Bu ülkenin bize yakışmadığını söyleyebilecek kadar yurtsever ve dürüsttü Gezi. Bu ülkeyi Nuri Bilge Ceylan gibi görmenin, “yalnız ve güzel bir ülke” olarak görmenin ya sadece kaba bir yalakalık ya da körlük olduğunu söyleyebilecek kadar dürüsttü. Tezer Özlü’nün dediği gibi bu ülkenin artık “bizim değil, bizi öldürmek isteyenlerin ülkesi” haline geldiğini yüzümüze çarpacak kadar açık sözlüydü. O nedenle Gezi vatanseverdi, yurtseverdi. Bu ülkenin yalnız ve güzel değil, çirkin ve kalabalık olduğunu namusluca söyleyecek kadar milliyetçiydi hatta
GEZİ YÜZLEŞMEKTİ KENDİNLE YÜZLEŞMEK
Gezi görevini yaptı ve çekip gitti. Şimdi sırada ondan ne anladıklarını tartışan insanlar ve ellerindeki bıçaklarda. O bıçaklar ne mi? O bıçaklar herkesin kendi etine batırmaya başladığı bıçaklardır. Gezi herkesin eline bir bıçak verip ayrıldı aramızdan.
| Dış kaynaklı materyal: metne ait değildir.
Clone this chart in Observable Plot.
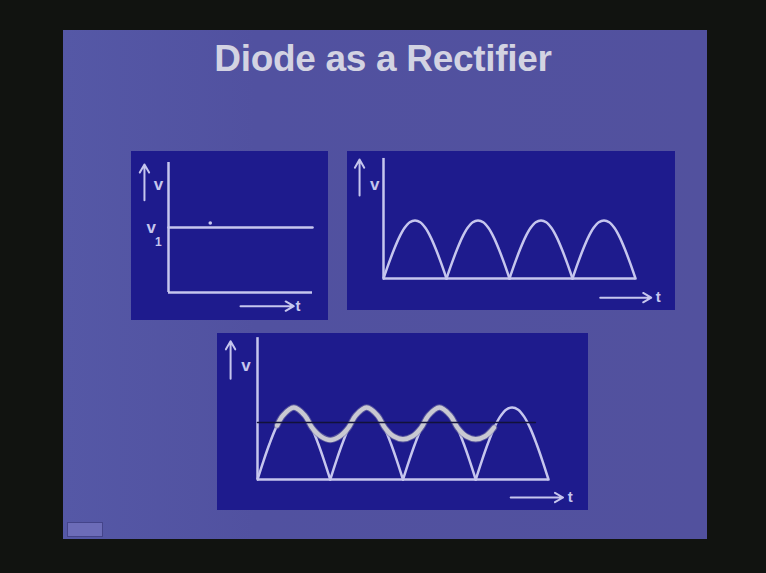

Yüzleşmek zordur ve cesaret ister. Biz bir coğrafya olarak kendimizle yüzleşemediğimiz için bugün acılarımız birbirinin üzerine katlayarak gitmektedir. Yüzleşme nedir bilmediğimiz için acılar sadece yeni acılarla yer değiştirerek hayatı sürüklemektedir. Biz Ermeni meselesiyle, Dersim meselesiyle, Kürt meselesiyle, Alevi meselesiyle, Özalp’da kurşuna dizilen 33 kaçakçıyla, Bingöl’de kurşuna dizilen 33 er’le yüzleşemediğimiz için acılarımız sadece yeni acılara gebe bırakıyor bizi. Yüzleşmek kendi etine bıçak dayamaktır. Siz yüzleşmeyi derinleştirdikçe bıçak etinizden içeri girer. Yüzleştikçe acı artar, kan akar. Ama yüzleşme yapmaksızın ruhun çektiği acılardan kurtulmanın yolu yoktur. O nedenle Gezi yaptıklarının ve etkilerinin yanında, aynı zamanda elimizdeki bıçaktır, etimize dayadığımız büyük acıdır. Halklar için bir imkândır. O en güzel delilik halidir.